DATA PROVIDED:

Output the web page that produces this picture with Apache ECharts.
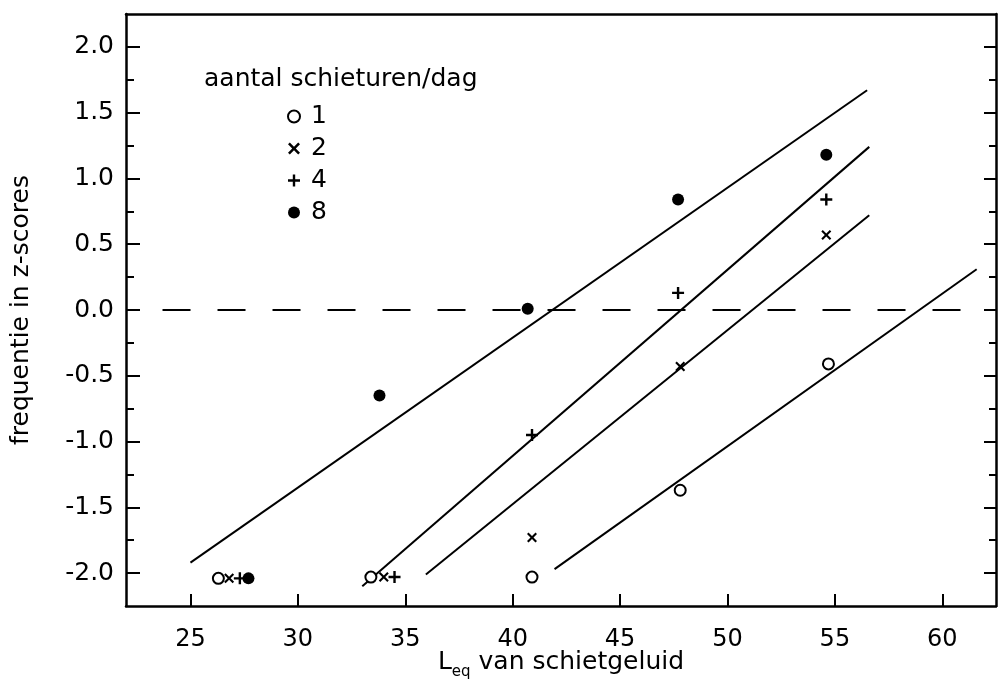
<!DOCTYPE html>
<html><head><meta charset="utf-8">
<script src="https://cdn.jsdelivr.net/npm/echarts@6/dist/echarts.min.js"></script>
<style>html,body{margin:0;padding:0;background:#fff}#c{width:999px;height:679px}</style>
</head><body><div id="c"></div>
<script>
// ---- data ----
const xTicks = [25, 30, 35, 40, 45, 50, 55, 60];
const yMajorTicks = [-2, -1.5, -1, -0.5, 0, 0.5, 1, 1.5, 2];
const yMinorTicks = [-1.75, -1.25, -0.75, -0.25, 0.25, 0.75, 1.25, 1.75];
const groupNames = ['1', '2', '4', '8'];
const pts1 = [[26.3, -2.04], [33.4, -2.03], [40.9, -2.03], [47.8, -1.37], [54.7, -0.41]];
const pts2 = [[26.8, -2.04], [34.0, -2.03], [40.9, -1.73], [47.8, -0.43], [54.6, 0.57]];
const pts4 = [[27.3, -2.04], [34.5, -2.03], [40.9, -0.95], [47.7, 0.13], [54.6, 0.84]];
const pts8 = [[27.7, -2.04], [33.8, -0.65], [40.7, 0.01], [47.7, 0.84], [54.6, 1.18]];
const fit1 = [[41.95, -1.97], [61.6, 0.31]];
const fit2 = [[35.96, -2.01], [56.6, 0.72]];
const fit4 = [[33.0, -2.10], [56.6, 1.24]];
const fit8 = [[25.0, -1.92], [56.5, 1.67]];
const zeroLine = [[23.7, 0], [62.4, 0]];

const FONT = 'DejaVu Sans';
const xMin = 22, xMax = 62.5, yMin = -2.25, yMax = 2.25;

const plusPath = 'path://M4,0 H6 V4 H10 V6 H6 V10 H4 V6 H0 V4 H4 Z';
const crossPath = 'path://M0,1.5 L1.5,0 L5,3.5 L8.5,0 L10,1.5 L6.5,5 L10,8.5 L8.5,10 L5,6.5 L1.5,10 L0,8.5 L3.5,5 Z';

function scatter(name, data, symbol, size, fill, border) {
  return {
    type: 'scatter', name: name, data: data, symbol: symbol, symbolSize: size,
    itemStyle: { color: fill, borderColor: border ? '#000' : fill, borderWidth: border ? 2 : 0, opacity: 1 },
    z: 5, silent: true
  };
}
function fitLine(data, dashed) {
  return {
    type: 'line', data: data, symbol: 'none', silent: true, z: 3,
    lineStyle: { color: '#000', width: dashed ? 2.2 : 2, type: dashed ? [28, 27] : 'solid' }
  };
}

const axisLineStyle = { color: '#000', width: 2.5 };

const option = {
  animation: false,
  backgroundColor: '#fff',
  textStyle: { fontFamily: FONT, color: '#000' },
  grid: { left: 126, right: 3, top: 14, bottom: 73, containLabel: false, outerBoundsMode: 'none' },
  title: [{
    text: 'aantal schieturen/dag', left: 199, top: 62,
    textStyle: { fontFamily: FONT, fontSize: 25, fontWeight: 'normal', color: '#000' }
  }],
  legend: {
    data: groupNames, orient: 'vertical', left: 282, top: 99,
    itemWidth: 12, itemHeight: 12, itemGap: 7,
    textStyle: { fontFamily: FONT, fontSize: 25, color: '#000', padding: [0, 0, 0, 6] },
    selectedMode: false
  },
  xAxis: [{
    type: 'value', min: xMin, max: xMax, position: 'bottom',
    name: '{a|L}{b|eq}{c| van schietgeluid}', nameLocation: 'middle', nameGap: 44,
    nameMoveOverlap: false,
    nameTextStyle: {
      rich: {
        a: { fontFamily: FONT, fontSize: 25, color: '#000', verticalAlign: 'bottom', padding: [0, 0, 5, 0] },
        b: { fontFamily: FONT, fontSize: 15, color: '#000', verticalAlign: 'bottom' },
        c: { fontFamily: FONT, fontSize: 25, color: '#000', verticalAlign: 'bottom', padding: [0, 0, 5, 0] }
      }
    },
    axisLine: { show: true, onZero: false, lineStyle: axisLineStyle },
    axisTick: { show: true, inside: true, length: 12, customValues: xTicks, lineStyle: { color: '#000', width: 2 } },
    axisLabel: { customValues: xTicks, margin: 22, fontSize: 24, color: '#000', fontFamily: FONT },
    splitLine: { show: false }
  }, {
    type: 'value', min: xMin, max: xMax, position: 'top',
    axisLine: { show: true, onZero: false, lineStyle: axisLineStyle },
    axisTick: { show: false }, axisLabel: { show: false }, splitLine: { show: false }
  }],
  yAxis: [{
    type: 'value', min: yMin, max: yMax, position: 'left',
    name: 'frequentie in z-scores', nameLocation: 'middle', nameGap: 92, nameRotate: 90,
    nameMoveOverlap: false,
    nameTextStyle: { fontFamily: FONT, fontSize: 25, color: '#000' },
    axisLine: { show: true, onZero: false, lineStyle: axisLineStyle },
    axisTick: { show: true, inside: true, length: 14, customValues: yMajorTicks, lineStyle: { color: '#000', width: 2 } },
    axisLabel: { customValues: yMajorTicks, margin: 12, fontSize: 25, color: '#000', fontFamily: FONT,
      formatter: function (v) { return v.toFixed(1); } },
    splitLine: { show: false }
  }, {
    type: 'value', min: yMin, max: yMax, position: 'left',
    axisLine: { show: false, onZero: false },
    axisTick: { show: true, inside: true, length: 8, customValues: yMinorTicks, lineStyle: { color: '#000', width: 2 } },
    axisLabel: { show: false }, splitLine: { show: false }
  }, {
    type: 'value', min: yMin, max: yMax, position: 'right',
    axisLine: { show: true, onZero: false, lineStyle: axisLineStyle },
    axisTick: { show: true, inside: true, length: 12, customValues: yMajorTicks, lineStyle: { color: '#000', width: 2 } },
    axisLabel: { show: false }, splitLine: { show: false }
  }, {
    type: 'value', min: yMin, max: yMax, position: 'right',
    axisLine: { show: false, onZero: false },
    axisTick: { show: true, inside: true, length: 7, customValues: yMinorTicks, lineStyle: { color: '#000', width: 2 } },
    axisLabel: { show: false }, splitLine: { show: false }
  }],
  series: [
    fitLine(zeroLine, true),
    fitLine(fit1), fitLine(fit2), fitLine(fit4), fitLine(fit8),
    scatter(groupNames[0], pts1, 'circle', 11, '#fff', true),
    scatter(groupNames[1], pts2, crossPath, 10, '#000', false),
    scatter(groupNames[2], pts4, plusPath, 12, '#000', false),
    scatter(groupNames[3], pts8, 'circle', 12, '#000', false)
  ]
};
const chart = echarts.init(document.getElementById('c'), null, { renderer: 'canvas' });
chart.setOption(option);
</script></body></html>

TASK PROMPT:
Restate the whole listing above exactly, please, omitting every image.

OUTPUT FOR THIS TASK:
Output the web page that produces this picture with Apache ECharts.
<!DOCTYPE html>
<html><head><meta charset="utf-8">
<script src="https://cdn.jsdelivr.net/npm/echarts@6/dist/echarts.min.js"></script>
<style>html,body{margin:0;padding:0;background:#fff}#c{width:999px;height:679px}</style>
</head><body><div id="c"></div>
<script>
// ---- data ----
const xTicks = [25, 30, 35, 40, 45, 50, 55, 60];
const yMajorTicks = [-2, -1.5, -1, -0.5, 0, 0.5, 1, 1.5, 2];
const yMinorTicks = [-1.75, -1.25, -0.75, -0.25, 0.25, 0.75, 1.25, 1.75];
const groupNames = ['1', '2', '4', '8'];
const pts1 = [[26.3, -2.04], [33.4, -2.03], [40.9, -2.03], [47.8, -1.37], [54.7, -0.41]];
const pts2 = [[26.8, -2.04], [34.0, -2.03], [40.9, -1.73], [47.8, -0.43], [54.6, 0.57]];
const pts4 = [[27.3, -2.04], [34.5, -2.03], [40.9, -0.95], [47.7, 0.13], [54.6, 0.84]];
const pts8 = [[27.7, -2.04], [33.8, -0.65], [40.7, 0.01], [47.7, 0.84], [54.6, 1.18]];
const fit1 = [[41.95, -1.97], [61.6, 0.31]];
const fit2 = [[35.96, -2.01], [56.6, 0.72]];
const fit4 = [[33.0, -2.10], [56.6, 1.24]];
const fit8 = [[25.0, -1.92], [56.5, 1.67]];
const zeroLine = [[23.7, 0], [62.4, 0]];

const FONT = 'DejaVu Sans';
const xMin = 22, xMax = 62.5, yMin = -2.25, yMax = 2.25;

const plusPath = 'path://M4,0 H6 V4 H10 V6 H6 V10 H4 V6 H0 V4 H4 Z';
const crossPath = 'path://M0,1.5 L1.5,0 L5,3.5 L8.5,0 L10,1.5 L6.5,5 L10,8.5 L8.5,10 L5,6.5 L1.5,10 L0,8.5 L3.5,5 Z';

function scatter(name, data, symbol, size, fill, border) {
  return {
    type: 'scatter', name: name, data: data, symbol: symbol, symbolSize: size,
    itemStyle: { color: fill, borderColor: border ? '#000' : fill, borderWidth: border ? 2 : 0, opacity: 1 },
    z: 5, silent: true
  };
}
function fitLine(data, dashed) {
  return {
    type: 'line', data: data, symbol: 'none', silent: true, z: 3,
    lineStyle: { color: '#000', width: dashed ? 2.2 : 2, type: dashed ? [28, 27] : 'solid' }
  };
}

const axisLineStyle = { color: '#000', width: 2.5 };

const option = {
  animation: false,
  backgroundColor: '#fff',
  textStyle: { fontFamily: FONT, color: '#000' },
  grid: { left: 126, right: 3, top: 14, bottom: 73, containLabel: false, outerBoundsMode: 'none' },
  title: [{
    text: 'aantal schieturen/dag', left: 199, top: 62,
    textStyle: { fontFamily: FONT, fontSize: 25, fontWeight: 'normal', color: '#000' }
  }],
  legend: {
    data: groupNames, orient: 'vertical', left: 282, top: 99,
    itemWidth: 12, itemHeight: 12, itemGap: 7,
    textStyle: { fontFamily: FONT, fontSize: 25, color: '#000', padding: [0, 0, 0, 6] },
    selectedMode: false
  },
  xAxis: [{
    type: 'value', min: xMin, max: xMax, position: 'bottom',
    name: '{a|L}{b|eq}{c| van schietgeluid}', nameLocation: 'middle', nameGap: 44,
    nameMoveOverlap: false,
    nameTextStyle: {
      rich: {
        a: { fontFamily: FONT, fontSize: 25, color: '#000', verticalAlign: 'bottom', padding: [0, 0, 5, 0] },
        b: { fontFamily: FONT, fontSize: 15, color: '#000', verticalAlign: 'bottom' },
        c: { fontFamily: FONT, fontSize: 25, color: '#000', verticalAlign: 'bottom', padding: [0, 0, 5, 0] }
      }
    },
    axisLine: { show: true, onZero: false, lineStyle: axisLineStyle },
    axisTick: { show: true, inside: true, length: 12, customValues: xTicks, lineStyle: { color: '#000', width: 2 } },
    axisLabel: { customValues: xTicks, margin: 22, fontSize: 24, color: '#000', fontFamily: FONT },
    splitLine: { show: false }
  }, {
    type: 'value', min: xMin, max: xMax, position: 'top',
    axisLine: { show: true, onZero: false, lineStyle: axisLineStyle },
    axisTick: { show: false }, axisLabel: { show: false }, splitLine: { show: false }
  }],
  yAxis: [{
    type: 'value', min: yMin, max: yMax, position: 'left',
    name: 'frequentie in z-scores', nameLocation: 'middle', nameGap: 92, nameRotate: 90,
    nameMoveOverlap: false,
    nameTextStyle: { fontFamily: FONT, fontSize: 25, color: '#000' },
    axisLine: { show: true, onZero: false, lineStyle: axisLineStyle },
    axisTick: { show: true, inside: true, length: 14, customValues: yMajorTicks, lineStyle: { color: '#000', width: 2 } },
    axisLabel: { customValues: yMajorTicks, margin: 12, fontSize: 25, color: '#000', fontFamily: FONT,
      formatter: function (v) { return v.toFixed(1); } },
    splitLine: { show: false }
  }, {
    type: 'value', min: yMin, max: yMax, position: 'left',
    axisLine: { show: false, onZero: false },
    axisTick: { show: true, inside: true, length: 8, customValues: yMinorTicks, lineStyle: { color: '#000', width: 2 } },
    axisLabel: { show: false }, splitLine: { show: false }
  }, {
    type: 'value', min: yMin, max: yMax, position: 'right',
    axisLine: { show: true, onZero: false, lineStyle: axisLineStyle },
    axisTick: { show: true, inside: true, length: 12, customValues: yMajorTicks, lineStyle: { color: '#000', width: 2 } },
    axisLabel: { show: false }, splitLine: { show: false }
  }, {
    type: 'value', min: yMin, max: yMax, position: 'right',
    axisLine: { show: false, onZero: false },
    axisTick: { show: true, inside: true, length: 7, customValues: yMinorTicks, lineStyle: { color: '#000', width: 2 } },
    axisLabel: { show: false }, splitLine: { show: false }
  }],
  series: [
    fitLine(zeroLine, true),
    fitLine(fit1), fitLine(fit2), fitLine(fit4), fitLine(fit8),
    scatter(groupNames[0], pts1, 'circle', 11, '#fff', true),
    scatter(groupNames[1], pts2, crossPath, 10, '#000', false),
    scatter(groupNames[2], pts4, plusPath, 12, '#000', false),
    scatter(groupNames[3], pts8, 'circle', 12, '#000', false)
  ]
};
const chart = echarts.init(document.getElementById('c'), null, { renderer: 'canvas' });
chart.setOption(option);
</script></body></html>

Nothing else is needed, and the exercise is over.